Faculty and staff discuss immigration

immigration+panel

Fernando Jiménez

Irving Zavaleta Jimenez ’08, assistant director for the multicultural education department, James Shields ’00, director of the Bonner Center for Community Service and Learning and Diya Abdo, associate professor of English, served as panelists during a dinner conversation about immigration issues that took place on Monday, Nov. 20 in the Gilmer room. // Photo by Fernando Jiménez/The Guilfordian

On Nov. 20, from 6:30 p.m. to 7:30 p.m. in the Gilmer room, the Honors Program and OSLE hosted a dinner and discussion on the topic of immigration justice at Guilford. The speakers in attendance were Associate Professor of English Diya Abdo, Assistant Director of Multicultural Education Irving Zavaleta Jimenez and Director of the Bonner Center for Community Service and Learning James Shields. They discussed issues that refugee students must endure during the process of coming and staying in the United States.

“People are scared, and they have been scared before Trump was even elected,” said Zavaleta Jimenez “People will put fear in you to stop you from fighting for social justice, and that is when you should fight for it the most.”

Joining in the emotional conversation were numbers which played a significant role throughout the discussion. This component was important for discussion, as the United States is home to 46.6 million people born outside the country, and the whole world has an estimated amount of 65.3 million refugees.

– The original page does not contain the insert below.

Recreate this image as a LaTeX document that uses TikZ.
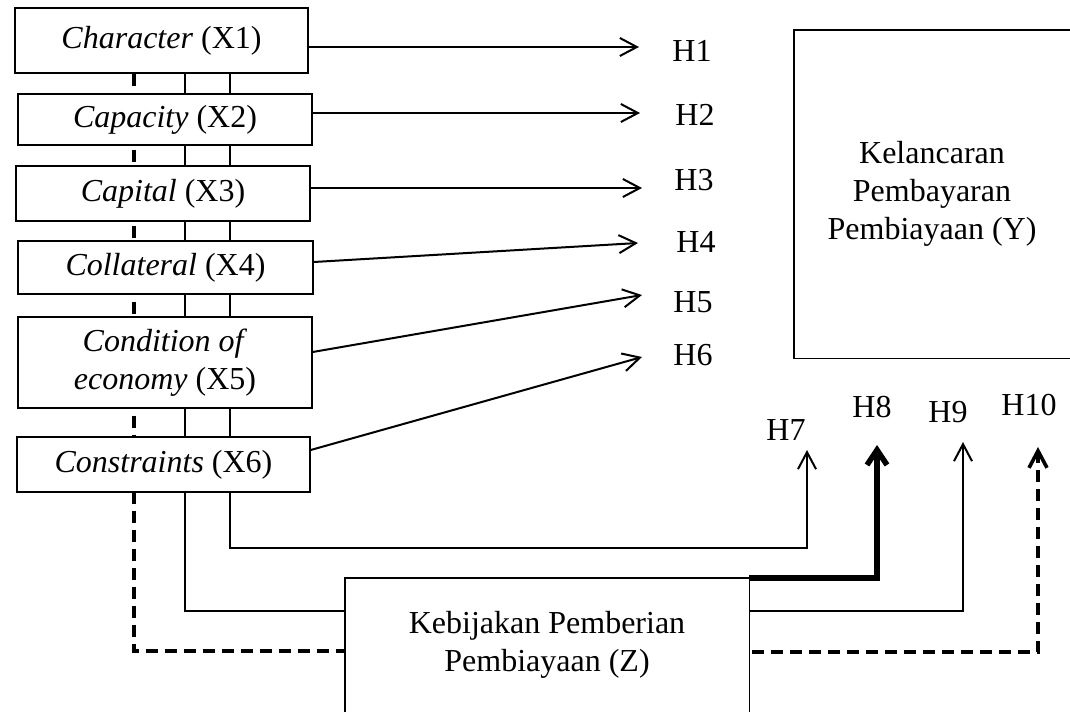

“North Carolina is number two on the Eastern Seaboard with refugee resettlements, and number eight in the USA,” said Abdo.

The discussion soon became a touching subject for those attending the conference, and an issue often perceived as something the world would tell on the news was personalized to a knock on Guilford College’s own front door.

Many other issues that seemed to be forgotten on both a smaller and larger scale were acknowledged by Zavaleta Jimenez.

“PTSD is very real for immigrants crossing the borders, and they really downplay that risk,” said Zavaleta Jimenez.

“Being a DACA recipient with all of this going on, I wanted Trump to just terminate it immediately,” he said. “The uncertainty was just too much to handle for me.”

This feeling is something that many Dreamers, or immigrants that arrived in the U.S. as children, around the country and a few attending the dinner have been feeling with their undetermined futures hanging in the balance.

“It is not just the student who is the Dreamer but it is also the family,” said Shields. “It really has been such a blessing to be able to be doing this work, and it is hard sometimes.”

Shield’s statements were met with several nods in agreement from the audience.

Another point of attention during the discussion was the failure of the educational system concerning refugee students.

“I am not going to be happy until the school systems recognize the challenge it is for immigrant and refugee students to get an education,” said Shields.

The occasion continually raised the question that was asked by Zavaleta Jimenez when the meeting first began, “What are we doing, as members of the Guilford community, for immigration justice?”